Archbishop Allen Vigneron – Maniscalco Gallery

Archbishop Allen Vigneron – Maniscalco Gallery
The Most Rev. Allen H. Vigneron, Archbishop Allen H. Vigneron

The Most Rev. Allen H. Vigneron, Archbishop of the Detroit Archdiocese

I am Honored to have been chosen to paint the portrait of Archbishop Allen Vigneron. He was appointed by Pope Benedict XVI, the Most Rev. Allen H. Vigneron was named archbishop of the Detroit Archdiocese on Jan. 5, 2009, succeeding Cardinal Adam Maida.

Creating the portrait was such an amazing pleasure. His assistant Fr. Craig Giera, Director of Priestly Vocations at the Detroit Archdiocese, located at the Sacred Heart Seminary in Detroit, a very beautiful and old structure, facilitated the process. The chapel has Pewabic Pottery floors and intricate woodwork. As an artist himself, Fr. Craig was very sympathetic to my needs. We went back and forth as to where to set the portrait, the dark, mysterious chapel came to be one of my favorite spots. But the ultimate decision was to set the portrait in the Cathedral of the Most Blessed Sacrament This is the seat of the Archbishop and he felt this was the most appropriate setting. Honestly, any number of settings I proposed would have been truly awesome. There was much decorum that I had to follow in the painting of an Archbishop. Because he is not a Cardinal, the sash had to be a certain color Magenta and not the warm red associated with a Cardinal.

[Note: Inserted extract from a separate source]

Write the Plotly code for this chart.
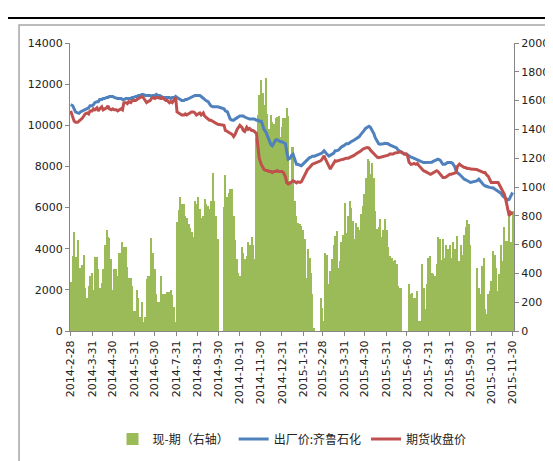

When I met the Archbishop I was awestruck, as he was dressed for the portrait. Yet, I got a sense of a very humble, charismatic and spiritual man. After our meeting and some photographs, I began listening to his podcasts and learned just how deeply sincere and committed he is about his parishioners having a personal walk with Jesus and not just standing in awe at the majestic alter. These helped me to get a better sense of the man I would paint. Even with the formality of the moment and auspiciousness of the occasion I felt I captured a very relaxed, approachable man.

“Thank you again for the wonderful job on the portrait.  The Archbishop is very pleased with the work and many people really like it.”

It was quite a process depicting the depth and perspective in the Cathedral, one of the architectural jewels of Detroit. I had played clarinet in many a concert there in my younger days as a music student at Wayne State. I had to ask Fr. Craig to go back and take several rounds of photographs in the Cathedral to get just the right point of view. In addition to the warm form light, there is another source of light in the portrait. The cool light over his shoulder is intended as a spiritual light, anointing him and basking him with the Holy Spirit. This was my addition; I think it added a lovely touch to the portrait.

I was happy to learn that my work was well received. In one of our many notes, back and forth, Fr. Craig relayed that there would be no formal unveiling, that it was now hanging among the other portraits of past Archbishops. I assume this had more to do with the Archbishop’s humility rather than any discontent with the portrait itself. I have long realized there are few things as controversial as a portrait. At the end of the day, I know I pleased myself and felt my hand was guided by the spirit. Sometimes fanfare is not what is called for, just a quiet appreciation.